As someone who has crossed this divide (and I'd like to think, successfully)
from Tool Maven (Eclipse) to Language Maven, I'd like to say that I much
prefer being a Language Maven. As pleasant as navigating static types can be
in a well-crafted system, I don't think this automatic navigability is worth
the overhead. Taxonomy needs room to evolve, and at any point in time a
statically typed system is making an (unjustified) assertion that yes, this
time we have it right.

That said, I think there is quite a lot of room for inferring taxonomies from
dynamically-typed languages (I'm thinking specifically of JavaScript, but also
of Clojure and Python).

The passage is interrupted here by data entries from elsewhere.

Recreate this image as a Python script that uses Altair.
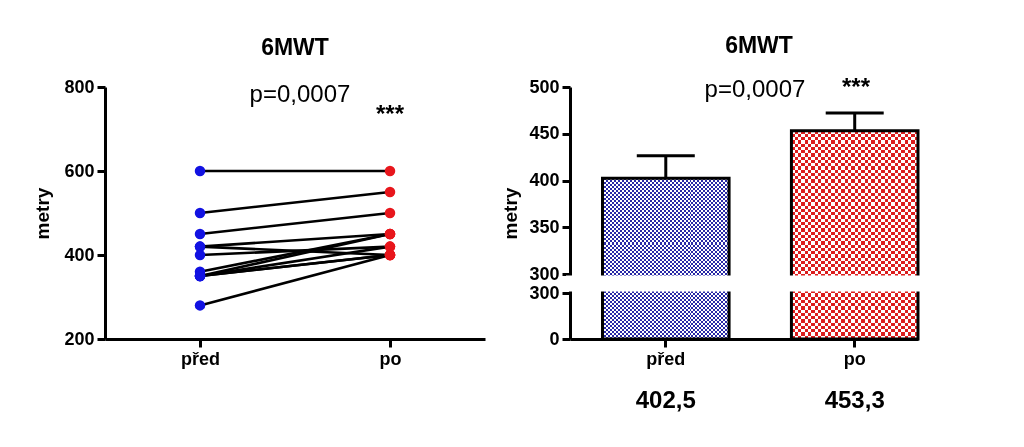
import altair as alt
import pandas as pd

# ---------------- data ----------------
phases = ["před", "po"]
pre_values = [600, 500, 450, 420, 420, 400, 360, 350, 350, 350, 350, 280]
post_values = [600, 550, 500, 450, 400, 420, 450, 450, 420, 400, 400, 400]
bar_means = [402.5, 453.3]
bar_sem = [24, 19]
bar_labels = ["402,5", "453,3"]
chart_title = "6MWT"
y_title = "metry"
p_text = "p=0,0007"
stars = "***"

FONT = "Liberation Sans"
BLUE_PT = "#1212e2"
RED_PT = "#e8161c"
BLUE_BAR = "#2828a6"
RED_BAR = "#dc1e1e"

# ---------------- left panel: paired points ----------------
rows = []
for i, (a, b) in enumerate(zip(pre_values, post_values)):
    rows.append({"id": i, "phase": phases[0], "value": a})
    rows.append({"id": i, "phase": phases[1], "value": b})
pairs = pd.DataFrame(rows)

LW, LH = 380, 252
xl = alt.X("phase:N", sort=phases,
           scale=alt.Scale(type="point", padding=0.5),
           axis=alt.Axis(title=None, labelAngle=0))
yl = alt.Y("value:Q", scale=alt.Scale(domain=[200, 800], nice=False, zero=False),
           axis=alt.Axis(values=[200, 400, 600, 800], title=y_title, titlePadding=11))

lines = alt.Chart(pairs).mark_line(color="black", strokeWidth=2.6).encode(
    x=xl, y=yl, detail="id:N")
pts = alt.Chart(pairs).mark_circle(size=110, opacity=1).encode(
    x=xl, y=yl,
    color=alt.Color("phase:N", scale=alt.Scale(domain=phases, range=[BLUE_PT, RED_PT]), legend=None))

ann_l = pd.DataFrame({"t": [p_text]})
p_left = alt.Chart(ann_l).mark_text(font=FONT, fontSize=24, color="black", baseline="alphabetic").encode(
    x=alt.value(195), y=alt.value(15), text="t:N")
s_left = alt.Chart(pd.DataFrame({"t": [stars]})).mark_text(font=FONT, fontSize=24, fontWeight="bold",
                                                           color="black", baseline="alphabetic").encode(
    x=alt.value(285), y=alt.value(35), text="t:N")

left = alt.layer(lines, pts, p_left, s_left).properties(
    width=LW, height=LH,
    title=alt.Title(chart_title, font=FONT, fontSize=23, fontWeight="bold", offset=18, color="black"))

# ---------------- right panel: bars with broken axis ----------------
bars = pd.DataFrame({"phase": phases, "mean": bar_means,
                     "upper": [m + s for m, s in zip(bar_means, bar_sem)],
                     "label": bar_labels})

RW, RH = 348, 252
xr = alt.X("phase:N", sort=phases,
           scale=alt.Scale(type="band", paddingInner=0.33, paddingOuter=0.086, align=1),
           axis=alt.Axis(title=None, labelAngle=0))
yr_scale = alt.Scale(domain=[0, 299.9, 300, 500], range=[252, 206, 187, 0], nice=False, zero=False)
yr = alt.Y("mean:Q", scale=yr_scale,
           axis=alt.Axis(values=[0, 299.9, 300, 350, 400, 450, 500], title=y_title, titlePadding=8,
                         labelExpr="datum.value > 299 && datum.value < 300 ? '300' : datum.label"))


def stripes(c1, c2, n, along_x):
    stops = []
    for i in range(n):
        a, m, b = i / n, (i + 0.5) / n, (i + 1) / n
        stops += [alt.GradientStop(offset=a, color=c1), alt.GradientStop(offset=m, color=c1),
                  alt.GradientStop(offset=m, color=c2), alt.GradientStop(offset=b, color=c2)]
    if along_x:
        return alt.LinearGradient(gradient="linear", stops=stops, x1=0, x2=1, y1=0, y2=0)
    return alt.LinearGradient(gradient="linear", stops=stops, x1=0, x2=0, y1=0, y2=1)


pattern = {phases[0]: (BLUE_BAR, 32, 40), phases[1]: (RED_BAR, 19, 32)}
bar_layers = []
for ph in phases:
    col, ncols, nrows = pattern[ph]
    base = alt.Chart(bars).transform_filter(alt.datum.phase == ph)
    bar_layers.append(base.mark_bar(fill=stripes("black", "white", ncols, True), strokeWidth=0).encode(
        x=xr, y=yr))
    bar_layers.append(base.mark_bar(fill=stripes("white", "rgba(0,0,0,0)", nrows, False),
                                    strokeWidth=0, blend="difference").encode(x=xr, y="mean:Q"))
    bar_layers.append(base.mark_bar(fill=col, strokeWidth=0, blend="lighten").encode(x=xr, y="mean:Q"))

outline = alt.Chart(bars).mark_bar(fillOpacity=0, stroke="black", strokeWidth=3).encode(x=xr, y="mean:Q")
stem = alt.Chart(bars).mark_rule(color="black", strokeWidth=3).encode(x=xr, y="mean:Q", y2="upper:Q")
cap = alt.Chart(bars).mark_tick(color="black", size=58, thickness=3, opacity=1).encode(x=xr, y="upper:Q")
gap = alt.Chart(pd.DataFrame({"a": [0]})).mark_rect(color="white").encode(
    x=alt.value(-4), x2=alt.value(RW + 4), y=alt.datum(299.908), y2=alt.datum(299.992))
vals = alt.Chart(bars).mark_text(font=FONT, fontSize=24, fontWeight="bold", color="black",
                                 baseline="alphabetic").encode(x=xr, y=alt.value(321), text="label:N")
p_right = alt.Chart(ann_l).mark_text(font=FONT, fontSize=24, color="black", baseline="alphabetic").encode(
    x=alt.value(185), y=alt.value(10), text="t:N")
s_right = alt.Chart(pd.DataFrame({"t": [stars]})).mark_text(font=FONT, fontSize=24, fontWeight="bold",
                                                            color="black", baseline="alphabetic").encode(
    x=alt.value(286), y=alt.value(8), text="t:N")

right = alt.layer(*bar_layers, outline, stem, cap, gap, vals, p_right, s_right).properties(
    width=RW, height=RH,
    title=alt.Title(chart_title, font=FONT, fontSize=23, fontWeight="bold", offset=18, dx=15, color="black"))

chart = alt.hconcat(left, right, spacing=16).properties(
    padding={"left": 25, "top": 27, "right": 5, "bottom": 5}
).configure_axis(
    domainWidth=3, domainColor="black", tickWidth=3, tickColor="black", tickSize=8,
    labelFont=FONT, labelFontSize=18, labelFontWeight="bold", labelColor="black", labelPadding=3,
    titleFont=FONT, titleFontSize=19, titleFontWeight="bold", titleColor="black", grid=False
).configure_view(stroke=None)

chart.save("out.html", embed_options={"renderer": "svg", "actions": False})
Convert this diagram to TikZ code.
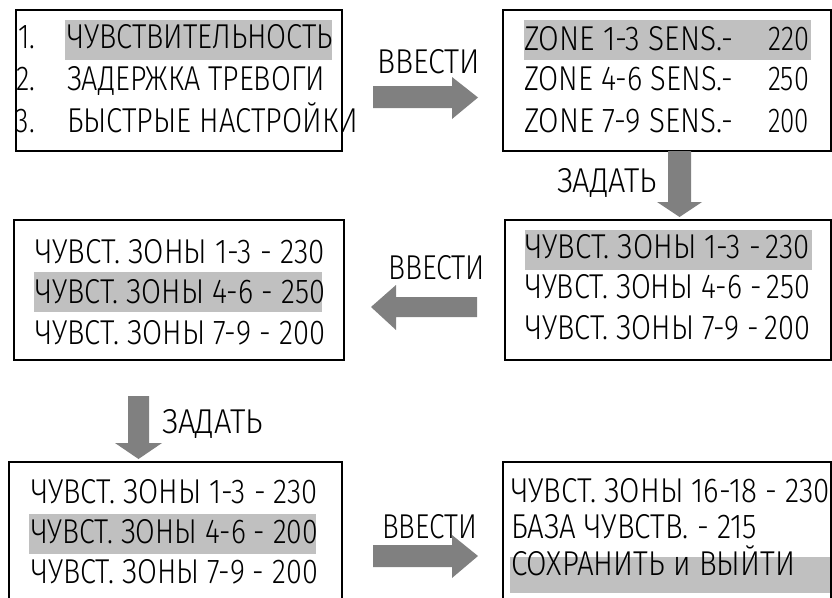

After all, human programmers infer taxonomy all the
time. And indeed, this inference has the great benefit of not even pretending
to be set in stone, and is explicitly meta-data about your code, rather than
insinuate itself into your code.

The future is bright and I look forward to seeing the new tooling that can
give us the best of both worlds across a wide variety of languages. (I heard
that Steve Yegge is working on something related to this that at Google.)

------
seanmcdirmid
We language designers must increasingly consider the entire programming
experience: the libraries, the editor, the debugger, even the more social
aspects of the community. The language itself is a tool, and throwing all your
effort into syntax and semantics without regards for how the editor or
debugger will work is ridiculous. And in fact, I'm a strong believer in the
holistic approach where the IDE is actually a part of the language (very
smalltalky).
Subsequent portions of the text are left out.